The last time Bill Belichick used a first-round draft pick on a running back was 2006 when he selected Laurence Maroney with the 21st overall selection. The last time Belichick used a premium draft pick (first three rounds) on a running back was in 2011, when he selected Shane Vereen in the second round and Stevan Ridley in the third.
Maroney never rushed for 1,000 yards in a season and neither did Vereen. Ridley did … but was on the bench in 2014 when the Patriots won their first Super Bowl in 10 seasons.
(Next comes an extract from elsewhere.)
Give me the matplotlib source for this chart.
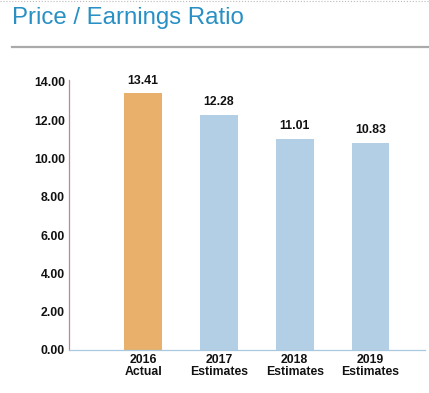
import matplotlib.pyplot as plt
from matplotlib.lines import Line2D

# data
years = ['2016\nActual', '2017\nEstimates', '2018\nEstimates', '2019\nEstimates']
pe = [13.41, 12.28, 11.01, 10.83]
colors = ['#E8B06A', '#B3CFE5', '#B3CFE5', '#B3CFE5']
yticks = [0, 2, 4, 6, 8, 10, 12, 14]

plt.rcParams['font.family'] = ['Liberation Sans', 'DejaVu Sans']

fig = plt.figure(figsize=(4.29, 3.93), dpi=100)

# header
fig.text(12 / 429, 1 - 24 / 393, 'Price / Earnings Ratio', fontsize=17.3,
         color='#2890C4', ha='left', va='baseline')
fig.add_artist(Line2D([12 / 429, 1], [1 - 47 / 393] * 2, color='#AAAAAA', lw=1.6))
fig.add_artist(Line2D([0, 1], [1 - 1 / 393] * 2, color='#BBBBBB', lw=0.8, ls=':'))

ax = fig.add_axes([69 / 429, 43 / 393, 356 / 429, 270 / 393])
x = range(len(years))
bars = ax.bar(x, pe, width=0.5, color=colors)
for b, v in zip(bars, pe):
    ax.text(b.get_x() + b.get_width() / 2, v + 0.35, f'{v:.2f}', ha='center',
            va='bottom', fontsize=8.8, fontweight='bold', color='#111111')

ax.set_xlim(-0.98, 3.72)
ax.set_ylim(0, 14.1)
ax.set_yticks(yticks)
ax.set_yticklabels([f'{t:.2f}' for t in yticks], fontsize=8.8, fontweight='bold')
ax.set_xticks(list(x))
ax.set_xticklabels(years, fontsize=8.8, fontweight='bold', linespacing=1.0)
ax.tick_params(axis='both', length=0, pad=3, colors='#111111')

for s in ['top', 'right']:
    ax.spines[s].set_visible(False)
ax.spines['left'].set_color('#C080A8')
ax.spines['bottom'].set_color('#A8C8E0')
ax.spines['left'].set_linewidth(0.9)
ax.spines['bottom'].set_linewidth(0.9)

fig.savefig('out.png', dpi=100)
Eighteen NFL teams have used first-round picks on a running back since the Patriots claimed Maroney, but only one team went on to win a Super Bowl with that back. Except that Rashard Mendenhall rode the bench in his rookie season, watching as a back who arrived in the NFL as an undrafted college free agent (Willie Parker) powered the Pittsburgh Steelers to that Lombardi Trophy.
The bottom line – when it comes to championships, running backs belong in the supporting cast.
The Patriots captured their fifth Lombardi Trophy last season with a three-deep at running back featuring players who entered the NFL as an undrafted college free agent (LaGarrette Blount), a fourth-round pick (James White) and a fifth-rounder (Dion Lewis).
Now Blount is gone, and the Patriots have the NFL’s 14th-ranked rushing attack with White, Lewis and two other backs who entered the NFL as a fifth-round draft pick (Mike Gillislee) and a sixth (Rex Burkhead). Lewis, in fact, rushed for 100 yards last week in a victory over Miami. White could easily have been the Super Bowl MVP last February after catching 14 passes for 110 yards and one touchdown and rushing for two others against the Falcons, including the game winner in overtime.
There is wealth to be found at running back in the later rounds of drafts. Since 2010, there have been 25 backs drafted in the fourth round or later who have started NFL games. Sixteen of them have posted 100-yard games, and two have posted 200-yard games. Six of those backs have posted 1,000-yard rushing seasons, and five have gone to the Pro Bowl.
Jay Ajayi was a fifth-round pick in 2015 who joined the likes of Hall-of-Famers O.J. Simpson and Earl Campbell with three 200-yard games in a single season (2016). He has been invited to the Pro Bowl, as has Alfred Morris (sixth round, 2012), Latavius Murray (sixth round, 2013) Devonta Freeman (fourth round, 2014) and Jordan Howard (fifth round, 2016).
Howard finished second in the NFL in rushing with 1,313 yards as a rookie with the Chicago Bears last season, and Morris finished second in the league with 1,613 yards as a rookie with the Washington Redskins in 2012.
Chris Thompson, a fifth-round pick by Washington in 2013, was leading the Redskins in both rushing and receiving this season before suffering a broken leg in Week 11. Samaje Perine, a fourth-round pick last April, replaced him in the Washington backfield and has rushed for 100 yards in each of his last two games.
Perine was one of nine running backs drafted in the fourth round-or-later who started in NFL backfields last weekend. Four other backs who arrived in the NFL as undrafted free agents also started games on the final weekend of November.
Undrafteds Thomas Rawls (Seattle, 2015) and Chris Ivory (2010, New Orleans) both have had 200-yard rushing games, and Blount has had two 1,000-yard seasons. Undrafted C.J. Anderson (Denver, 2013) has started in a Super Bowl and has been to the Pro Bowl. Late-round draft picks Lewis, Freeman and James Starks (sixth-round, Green Bay, 2010) also have started in Super Bowls.
Theo Riddick (sixth round, Detroit, 2013) led all NFL in running backs with 80 receptions for the Detroit Lions in 2015, and Thompson had a 100-yard receiving this season for the Redskins. Aaron Jones, a fifth-round pick of the Packers last April, has two 100-yard rushing games this season.
There are quality backs in every draft – and they aren’t all in the first round. Ask Bill Belichick.